I woke up what seemed like a short time later, shivering. Another sensation occurred to me and I realized my phone was buzzing away against my thigh. As stealthily as I could, I untangled myself from Mir and got off the bed, opening my phone. I cupped my hand over the screen to block some of the brightness from Mir, scanning the texts that Jess had left me. Apparently she had been here for a few minutes already. Shit. I quickly texted an apology, saying I'd be out in a second. A glance at Mir served that she was still fast asleep, curled up into a smaller ball at my absence. I frowned at the sight, hating that she looked so alone already...I could only hope she'd be alright- at least until I got back inside...


Getting out of bed, I found a heavy sweater to pull over Rosaline's t-shirt and slipped my shoes on before sneaking out of the room and down the stairs. Another glance in a passing mirror reviled that I looked at least somewhat better now that I had gotten some sleep, but no where near my usual self. I sighed and ran a hand through my hair, knowing there was no point in trying to make myself look any better, and slipped outside into the night. A frown touched my lips when I saw it had started to snow lightly and I gazed around in the flakes, searching for Jess' car. "I'm outside, where are you?" I texted her, wrapping my free arm around myself against the cold.
 
((Haha, nope xD 17~ I'll be 18 come June next year..

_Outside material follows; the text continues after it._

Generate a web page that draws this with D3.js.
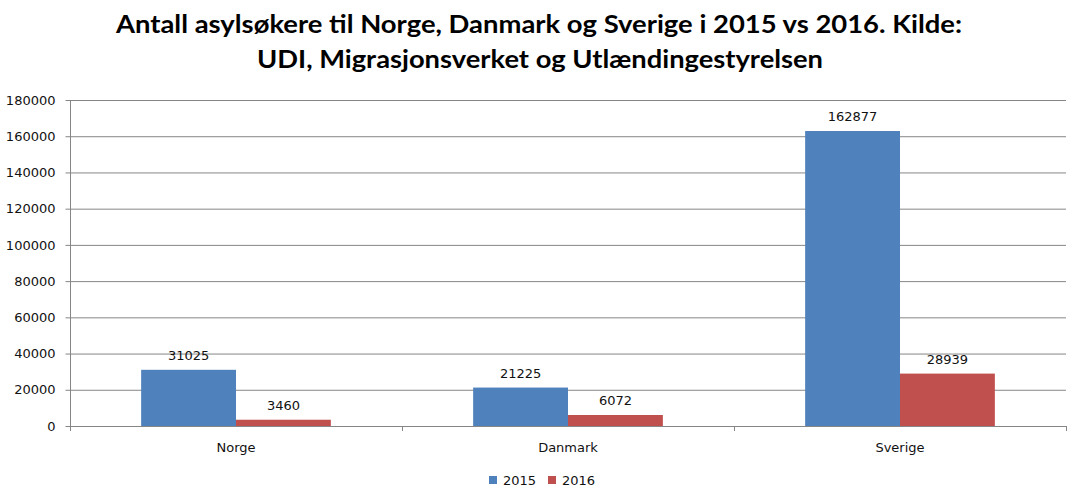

And I can.. That way I'm not just Rping Miranda tossing and turning ;w; ))


Jess smirks at the text on her phone then jumps out from behind the bush beside the porch. She jumps into Teagan's arms, kissing the girl's lips while she's caught off guard. "I'm right here, sexy!" Golden brown eyes narrow as Jess's tongue swipes out over her lips. "Now.. Ready to have some fun with me, baby?" She'd leaned in, her lips brushing against Teagan's ear as she spoke in a low tone, one she knows always drives the slightly younger girl crazy.


Hell... Jess knows everything that drives Teagan crazy. Perks of being the one to always get her high and drunk, she supposes.